> _Task instructions_
Word for word, quote all of the material, omitting the pictures.
--- start of Records shown ---
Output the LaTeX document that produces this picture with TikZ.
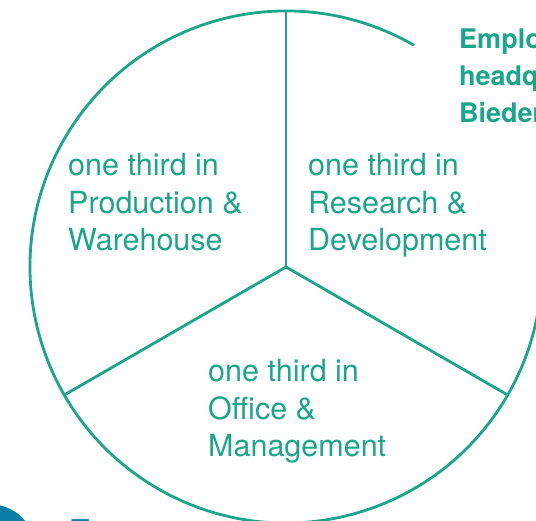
\documentclass[tikz,border=0pt]{standalone}
\usepackage{fontspec}
\setmainfont{TeX Gyre Heros}
\definecolor{leaf}{HTML}{1AA68A}
\definecolor{ocean}{HTML}{0A7EA6}
\begin{document}
\begin{tikzpicture}[x=1pt,y=1pt,
  wedge/.style={draw=leaf,line width=2.8pt},
  share/.style={anchor=base west,align=left,text=leaf,inner sep=0pt,
    font=\fontsize{30.5}{37.5}\selectfont},
  heading/.style={anchor=base west,align=left,text=leaf,inner sep=0pt,
    font=\bfseries\fontsize{27}{37}\selectfont}]
\useasboundingbox (0,0) rectangle (536,521);
\clip (0,0) rectangle (536,521);

% pie of three equal sectors
\coordinate (hub) at (286,254);
\path (hub) ++(60:256) coordinate (rimgap)
      (hub) ++(90:256) coordinate (rimN)
      (hub) ++(210:256) coordinate (rimSW)
      (hub) ++(330:256) coordinate (rimSE);
\draw[wedge] (rimgap) arc[start angle=60,end angle=365,radius=256];
\draw[wedge] (hub) -- (rimN);
\draw[wedge] (hub) -- (rimSW);
\draw[wedge] (hub) -- (rimSE);

% sector labels (anchored at the baseline of their last line)
\node[share] (prod) at (68,270) {one third in\\Production \&\\Warehouse};
\node[share] (rnd) at (308,270) {one third in\\Research \&\\Development};
\node[share] (office) at (208,64) {one third in\\Office \&\\Management};

% heading on the right
\node[heading] (head) at (459,398.5) {Employees\\headquarters\\Biedenkopf};

% bottom-left decoration
\fill[ocean] (-10,-29) circle[radius=45.7];
\node[anchor=north west,inner sep=0pt,text=ocean,font=\bfseries\fontsize{30}{36}\selectfont] (tee) at (71,2) {T};
\end{tikzpicture}
\end{document}
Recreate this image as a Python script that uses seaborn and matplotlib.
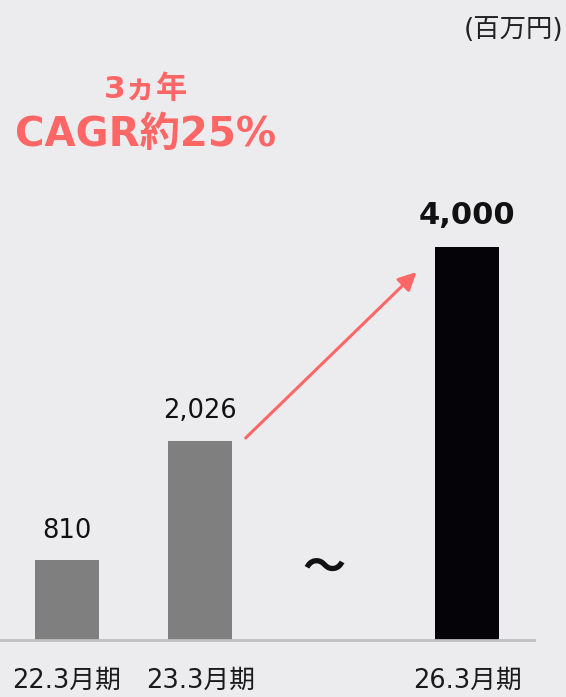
--- end of Records shown ---
> _Solution to this task_
Output the LaTeX document that produces this picture with TikZ.
\documentclass[tikz,border=0pt]{standalone}
\usepackage{fontspec}
\setmainfont{TeX Gyre Heros}
\definecolor{leaf}{HTML}{1AA68A}
\definecolor{ocean}{HTML}{0A7EA6}
\begin{document}
\begin{tikzpicture}[x=1pt,y=1pt,
  wedge/.style={draw=leaf,line width=2.8pt},
  share/.style={anchor=base west,align=left,text=leaf,inner sep=0pt,
    font=\fontsize{30.5}{37.5}\selectfont},
  heading/.style={anchor=base west,align=left,text=leaf,inner sep=0pt,
    font=\bfseries\fontsize{27}{37}\selectfont}]
\useasboundingbox (0,0) rectangle (536,521);
\clip (0,0) rectangle (536,521);

% pie of three equal sectors
\coordinate (hub) at (286,254);
\path (hub) ++(60:256) coordinate (rimgap)
      (hub) ++(90:256) coordinate (rimN)
      (hub) ++(210:256) coordinate (rimSW)
      (hub) ++(330:256) coordinate (rimSE);
\draw[wedge] (rimgap) arc[start angle=60,end angle=365,radius=256];
\draw[wedge] (hub) -- (rimN);
\draw[wedge] (hub) -- (rimSW);
\draw[wedge] (hub) -- (rimSE);

% sector labels (anchored at the baseline of their last line)
\node[share] (prod) at (68,270) {one third in\\Production \&\\Warehouse};
\node[share] (rnd) at (308,270) {one third in\\Research \&\\Development};
\node[share] (office) at (208,64) {one third in\\Office \&\\Management};

% heading on the right
\node[heading] (head) at (459,398.5) {Employees\\headquarters\\Biedenkopf};

% bottom-left decoration
\fill[ocean] (-10,-29) circle[radius=45.7];
\node[anchor=north west,inner sep=0pt,text=ocean,font=\bfseries\fontsize{30}{36}\selectfont] (tee) at (71,2) {T};
\end{tikzpicture}
\end{document}
Recreate this image as a Python script that uses seaborn and matplotlib.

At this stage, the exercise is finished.